Sarkozy, premier ex-président jugé pour « corruption » sous la Ve République
La Cour de cassation a rejeté, hier, les derniers recours formés par l’ancien chef de l’Etat, son avocat et ami Thierry Herzog et l’ex-haut magistrat Gilbert Azibert. Le procès se tiendra à Paris
Pour la première fois sous la Ve République, un ancien président sera jugé pour corruption : la justice a définitivement validé le renvoi de Nicolas Sarkozy devant le tribunal correctionnel dans l’affaire dite des « écoutes ».
Un procès dans les prochains mois
Le procès de Nicolas Sarkozy, sur lequel pèse par ailleurs la menace d’un procès pour « financement illégal » de sa campagne de 2012 dans l’affaire Bygmalion, devrait se tenir dans les prochains mois devant la 32e chambre du tribunal de Paris. Aucune date n’est encore fixée.
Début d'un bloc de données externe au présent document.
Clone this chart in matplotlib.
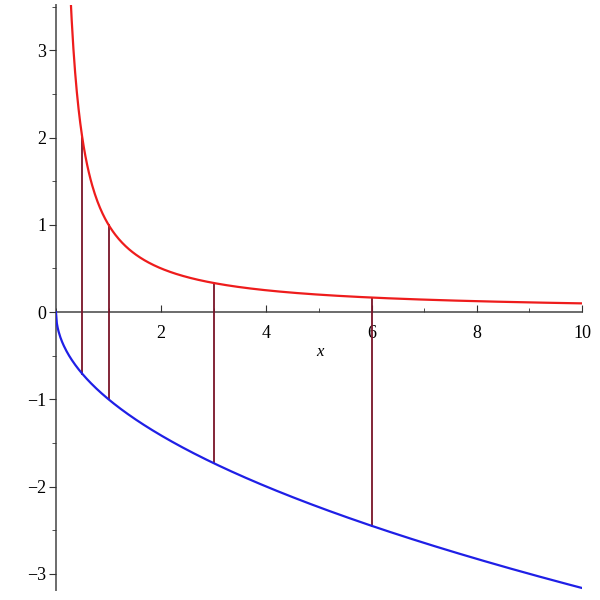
import numpy as np
import matplotlib.pyplot as plt
from matplotlib.ticker import MultipleLocator

# curves: y = 1/x (red) and y = -sqrt(x) (blue), with vertical segments between them
X_MIN, X_MAX = 0.0, 10.0
Y_MIN, Y_MAX = -3.185, 3.52
seg_x = [0.5, 1.0, 3.0, 6.0]
x_ticks = [2, 4, 6, 8, 10]
y_ticks = [-3, -2, -1, 0, 1, 2, 3]

x_red = np.linspace(0.25, X_MAX, 600)
y_red = 1.0 / x_red
x_blue = np.linspace(0.0, X_MAX, 600)
y_blue = -np.sqrt(x_blue)

fig = plt.figure(figsize=(6, 6), dpi=100)
ax = fig.add_axes([0.0933, 0.0167, 0.8767, 0.975])
ax.set_xlim(X_MIN, X_MAX)
ax.set_ylim(Y_MIN, Y_MAX)

for xs in seg_x:
    ax.plot([xs, xs], [-np.sqrt(xs), 1.0 / xs], color="#7a1428", lw=1.3, zorder=2)

ax.plot(x_red, y_red, color="#ee1c1c", lw=1.6, zorder=3, clip_on=True)
ax.plot(x_blue, y_blue, color="#1f1fe6", lw=1.6, zorder=3, clip_on=True)

# maple-style axes crossing at the origin
for s in ("top", "right"):
    ax.spines[s].set_visible(False)
ax.spines["left"].set_position(("data", 0))
ax.spines["bottom"].set_position(("data", 0))
for s in ("left", "bottom"):
    ax.spines[s].set_color("#6b6b6b")
    ax.spines[s].set_linewidth(1.4)
    ax.spines[s].set_zorder(1)

ax.set_xticks(x_ticks)
ax.set_yticks(y_ticks)
ax.xaxis.set_minor_locator(MultipleLocator(1))
ax.yaxis.set_minor_locator(MultipleLocator(0.5))
ax.tick_params(axis="x", which="both", direction="in", color="#333333",
               pad=9, labelsize=13)
ax.tick_params(axis="x", which="major", length=5)
ax.tick_params(axis="x", which="minor", length=3)
ax.tick_params(axis="y", which="both", direction="out", color="#333333",
               pad=2, labelsize=13)
ax.tick_params(axis="y", which="major", length=5)
ax.tick_params(axis="y", which="minor", length=3)
ax.set_yticklabels(["\u22123", "\u22122", "\u22121", "0", "1", "2", "3"])
for lab in ax.get_xticklabels() + ax.get_yticklabels():
    lab.set_family("Liberation Serif")

ax.text(5.02, -0.46, "x", fontsize=12, style="italic",
        family="Liberation Serif", ha="center", va="center")

fig.savefig("out.png", dpi=100)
Nicolas Sarkozy, retiré de la vie politique depuis sa défaite à la primaire de la droite fin 2016, est soupçonné d’avoir tenté d’obtenir début 2014, par l’entremise de son avocat et ami Thierry Herzog, des informations secrètes auprès de Gilbert Azibert dans une procédure concernant la saisie de ses agendas en marge de l’affaire Bettencourt (soldée pour lui par un non-lieu en 2013) et ce, en échange d’un coup de pouce pour un poste à Monaco.
Au terme de leur instruction, les juges avaient ordonné le 26 mars 2018 un procès pour « corruption » et « trafic d’influence » contre les trois hommes, conformément aux réquisitions du parquet national financier (PNF). MM. Herzog et Azibert seront aussi jugés pour « violation du secret professionnel ». Dans un réquisitoire sévère, le 5 octobre 2017, le PNF avait comparé les méthodes de Nicolas Sarkozy à celles d’« un délinquant chevronné » et stigmatisé les nombreux recours intentés par ses avocats qui avaient « paralysé » l’instruction.
Un certain
« Paul Bismuth »
L’affaire trouvait son origine dans les interceptions de conversations téléphoniques de l’ex-chef de l’Etat avec son avocat, diligentées dans le cadre d’une autre enquête, celle sur les accusations de financement libyen de sa campagne de 2007.
Grâce à ces écoutes, les policiers avaient notamment découvert que Nicolas Sarkozy utilisait un portable secret ouvert au moyen d’une carte prépayée sous l’alias de « Paul Bismuth » (lire ci-contre) pour communiquer avec un unique interlocuteur : son avocat. D’après les conversations enregistrées, Nicolas Sarkozy semblait s’engager à intervenir en faveur de Gilbert Azibert pour un poste de prestige sur « le Rocher », qu’il n’a finalement jamais eu.
Nicolas Sarkozy avait renoncé à cette démarche au dernier moment, toujours d’après ces écoutes. Pour les enquêteurs, ce revirement peut s’expliquer par le fait que Nicolas Sarkozy et Thierry Herzog venaient d’apprendre que leurs téléphones secrets avaient été placés sur écoute.
Les enquêteurs se sont aussi interrogés sur d’éventuelles interventions de Gilbert Azibert, que ce dernier réfute, pour influer sur la décision des magistrats de la Cour de cassation, qui avaient rendu une décision défavorable à l’exchef de l’État sur ses agendas, dont le contenu était susceptible d’intéresser des magistrats enquêtant dans d’autres dossiers, notamment l’arbitrage Tapie.